In 1920 Arnold Bennett wrote in his book Our Women about everything from the “perils of writing about women” ~ “the idea would not occur to me to write a book about men; the subject would insufficiently attract me, because it would contain no challenging possibilities, I should as soon think of writing about the multiplication table” ~ to two chapters outlining the masculine and feminine views of the sex discord.
The following excerpt is from an entertaining chapter entitled “Salary-Earning Girls.”
1920: The Modern Girl’s Craze for Dancing
Admitted, [the modern girl] is fond of pleasure. All young people are fond of pleasure, and if they are not then there is something wrong with them. The grey-haired lady when her hair was golden was precisely like the modern girl in this: she took all the pleasure that the social machine had offered to her.
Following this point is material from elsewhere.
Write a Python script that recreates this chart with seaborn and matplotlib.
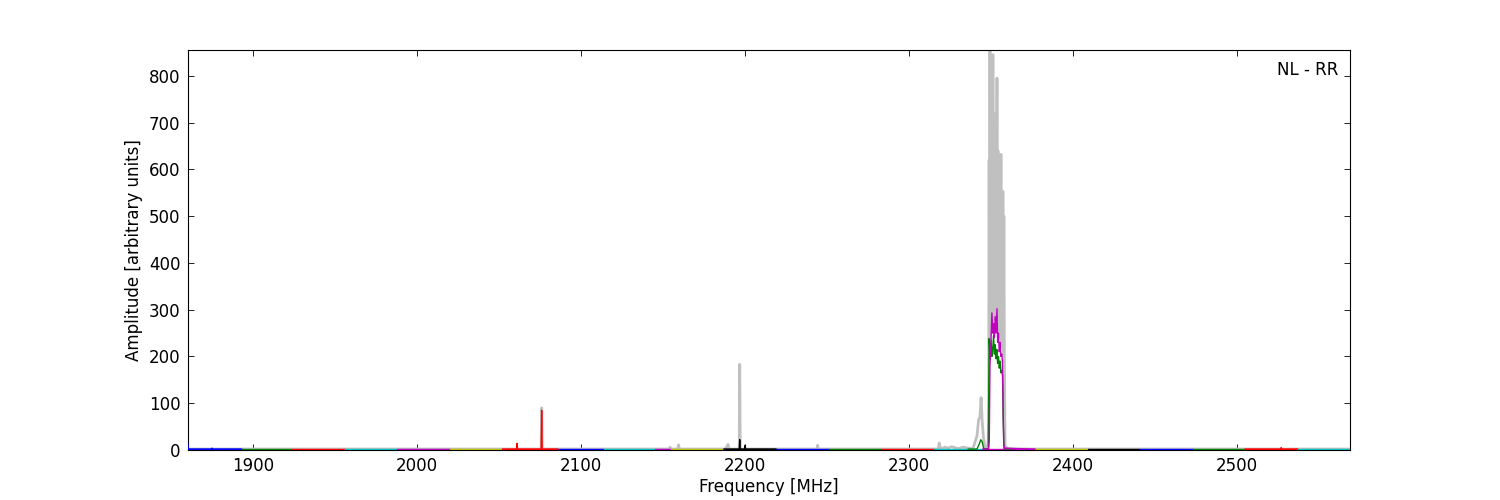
import matplotlib
matplotlib.use("Agg")
import matplotlib.pyplot as plt
import seaborn as sns

# baseline sub-bands (edges in MHz) and their colours
seg_edges = [1860, 1893, 1924, 1956, 1988, 2020, 2052, 2086, 2114, 2145, 2155, 2187,
             2219, 2251, 2283, 2315, 2345, 2377, 2409, 2441, 2473, 2505, 2537, 2569]
seg_colors = ['b', 'g', 'r', 'c', 'm', 'y', 'r', 'b', 'c', 'm', 'y', 'k',
              'b', 'g', 'r', 'c', 'm', 'y', 'k', 'b', 'g', 'r', 'c']
seg_level = [2, 2, 2, 2, 2, 2, 2, 2, 2, 2, 2, 2,
             2, 2, 2, 2, 2, 2, 2, 2, 2, 2, 2]

# gray trace (all bands overlaid)
gray_f = [1860, 2060, 2075.7, 2076.0, 2076.3, 2078, 2150, 2153.7, 2154.3, 2154.9, 2159.0,
          2159.5, 2160.0, 2188, 2189.7, 2190.2, 2190.7, 2196.5, 2196.8, 2197.1, 2243.9,
          2244.3, 2244.7, 2317.8, 2318.5, 2319.2, 2322, 2324, 2326, 2330, 2333, 2336, 2339,
          2341.5, 2342.5, 2343.3, 2344, 2344.7, 2345.5, 2346.5, 2348.2,
          2348.6, 2348.9, 2349.2, 2349.4, 2349.7, 2350.0, 2350.3, 2350.6, 2350.9, 2351.2,
          2351.5, 2351.8, 2352.1, 2352.4, 2352.7, 2353.0, 2353.3, 2353.7, 2354.0, 2354.3,
          2354.6, 2354.9, 2355.2, 2355.5, 2355.8, 2356.1, 2356.4, 2356.7, 2357.0, 2357.3,
          2357.6, 2357.9, 2358.2, 2358.6, 2360, 2375, 2569]
gray_a = [2, 2, 2, 90, 2, 2, 2, 2, 6, 2, 2,
          11, 2, 2, 12, 3, 2, 2, 183, 2, 2,
          10, 2, 2, 15, 2, 6, 4, 7, 3, 6, 4, 3,
          30, 65, 70, 112, 60, 25, 5, 10,
          60, 620, 240, 900, 260, 720, 250, 680, 270, 845,
          280, 700, 300, 650, 280, 720, 300, 795, 260, 640,
          280, 600, 250, 560, 240, 632, 230, 540, 220, 553,
          200, 500, 200, 10, 3, 2, 2]

# detailed coloured traces
red_f = [2052, 2060.7, 2061.0, 2061.3, 2075.7, 2076.0, 2076.3, 2086]
red_a = [2, 2, 14, 2, 2, 85, 2, 2]
blue_f = [1860.1, 1860.4, 1860.8, 1874.7, 1875, 1875.3, 1893]
blue_a = [15, 4, 2, 2, 4, 2, 2]
black_f = [2187, 2196.5, 2196.8, 2197.1, 2199.8, 2200.1, 2200.4, 2219]
black_a = [2, 2, 22, 2, 2, 10, 2, 2]
green_f = [2336, 2341.5, 2342.8, 2343.8, 2344.6, 2345.6, 2348.4,
           2348.9, 2349.5, 2350.1, 2350.6, 2351.1, 2351.6, 2352.1, 2352.6, 2353.1,
           2353.6, 2354.1, 2354.6, 2355.1, 2355.6, 2356.1, 2356.6, 2357.1, 2357.5,
           2358.0, 2362]
green_a = [2, 2, 12, 22, 18, 3, 2,
           238, 195, 235, 200, 215, 245, 205, 225, 195,
           215, 185, 200, 175, 190, 165, 170, 160, 60,
           3, 2]
magenta_f = [2345, 2348.6, 2349.0, 2349.4, 2350.0, 2350.6, 2351.1, 2351.6, 2352.1,
             2352.6, 2353.1, 2353.7, 2354.1, 2354.6, 2355.1, 2355.6, 2356.1, 2356.6,
             2357.0, 2357.4, 2357.8, 2358.5, 2365, 2377]
magenta_a = [2, 2, 20, 180, 230, 293, 250, 270, 240,
             285, 250, 302, 230, 250, 210, 230, 200, 205,
             190, 110, 10, 4, 3, 2]
red2_f = [2505, 2526.7, 2527, 2527.3, 2537]
red2_a = [2, 2, 5, 2, 2]

sns.set_style("white", {
    "xtick.direction": "in", "ytick.direction": "in",
    "xtick.top": True, "ytick.right": True,
    "xtick.bottom": True, "ytick.left": True,
    "axes.edgecolor": "black", "axes.linewidth": 1.0,
    "text.color": "black", "axes.labelcolor": "black",
    "xtick.color": "black", "ytick.color": "black",
})
plt.rcParams['font.family'] = ['DejaVu Sans']
plt.rcParams['font.size'] = 12

fig = plt.figure(figsize=(15, 5), dpi=100)
ax = fig.add_axes([0.125, 0.1, 0.775, 0.8])

sns.lineplot(x=gray_f, y=gray_a, color='#c0c0c0', lw=2.0, sort=False, estimator=None, ax=ax)
for i, c in enumerate(seg_colors):
    sns.lineplot(x=[seg_edges[i], seg_edges[i + 1]], y=[seg_level[i], seg_level[i]],
                 color=c, lw=1.0, sort=False, estimator=None, ax=ax, zorder=3)
for fx, ay, c in [(blue_f, blue_a, 'b'), (red_f, red_a, 'r'), (black_f, black_a, 'k'),
                  (red2_f, red2_a, 'r'), (green_f, green_a, 'g'), (magenta_f, magenta_a, 'm')]:
    sns.lineplot(x=fx, y=ay, color=c, lw=1.0, sort=False, estimator=None, ax=ax, zorder=3)

ax.set_xlim(1860, 2569)
ax.set_ylim(0, 855)
ax.set_xticks([1900, 2000, 2100, 2200, 2300, 2400, 2500])
ax.set_yticks(range(0, 801, 100))
ax.tick_params(length=4, width=0.6, labelsize=12, colors='black', pad=5)
ax.set_xlabel('Frequency [MHz]', fontsize=12, labelpad=2)
ax.set_ylabel('Amplitude [arbitrary units]', fontsize=12)
ax.text(0.99, 0.95, 'NL - RR', transform=ax.transAxes, ha='right', va='center', fontsize=12)

fig.savefig('out.png', dpi=100, facecolor='white')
Often it was little enough, perhaps. To my mind the tragedy of existence ~ provincial existence in particular ~ fifty years ago lay in the failure of communitites to organise themselves for pleasure. The doom of ennui lay upon whole districts, including the suburbs of great capitals. And it was terrible and its effects were vicious. That is altered, and is being still further altered. Society has organised itself better for work, and better also for pleasure. Life is made to yield more than it used to yield, and yet life lasts longer and youth lasts longer.
The modern girl seizes her opportunities ~ she does no more. The increase of opportunity is due to the improvements in education ~ and in transport. It is due, that is to say, to improved work, part of which work is done by the modern girl herself. And since work precedes pleasure, and the energy of the modern girl is finite, she is very unlikely to carry pleasure to excess. If she did, it would as usual cease to be pleasure.
Much is said about the modern girl’s craze for dancing. But seeing that the modern girl dances with the modern youth the alleged craze cannot be charged against one sex only. And is it necessary to point out that dancing is not an invention of the present age? On the contrary, the erudite affirm that dancing is among the oldest, if it is not the oldest, of human diversions. No later device has surpassed it in healthiness, sanity and pleasure-giving quality. Probably there never was a time when the healthy girls were not “crazy” for dancing. If the modern girl dances more than her ancestress, the explanation is that nowadays a dance can be arranged and carried out with less than a tenth of the trouble necessary in the past, and that communities have discovered their own vast potentialities for organised enjoyment. The explanation is certainly not that something sinister and incomprehensible has happened to the modern girl.